In recent times, one of the most recognisable British brands in history (BHS) has gone into administration, leading thousands of jobs to be put at risk. What makes such a thing worse is that those hard workers will have their pensions put at risk, leaving them with financial uncertainty in later life. The reason for this is the huge pension deficit of £580 million that has been accumulated by former owner Philip Green, in order for him to spend it on his lavish lifestyle. He also spent it on his wife Tina Green, a Monaco resident, meaning she has a significantly lower tax liability than the £150 million she would have to pay if she was a UK citizen.

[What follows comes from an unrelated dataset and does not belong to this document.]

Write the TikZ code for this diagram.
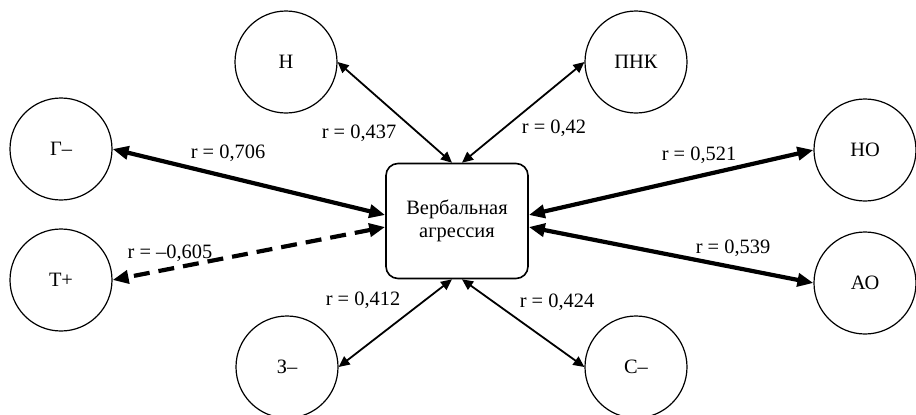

To make things worse, he is doing very little to solve the issue. Despite being one of the richest people in the country (with a wealth of £3.22 billion) he doesn't seem to care very much, only pledging £80 million to solve the issue. From such evidence, it is clear that he doesn't seem to care for the lives he's potentially wrecked, nor for trying to solve it. As such, there's been an understandable backlash, including from former Dixons chairman Sir John Collins, who has advocated for Green's knighthood (of which Collins himself previously supported) to be removed.
He has a point. Between Green's terrible abuse of BHS' pension fund, his tax avoidance and his continued abuse of his overseas workers it is clear that he doesn't deserve his honour, and it should be revoked as a result.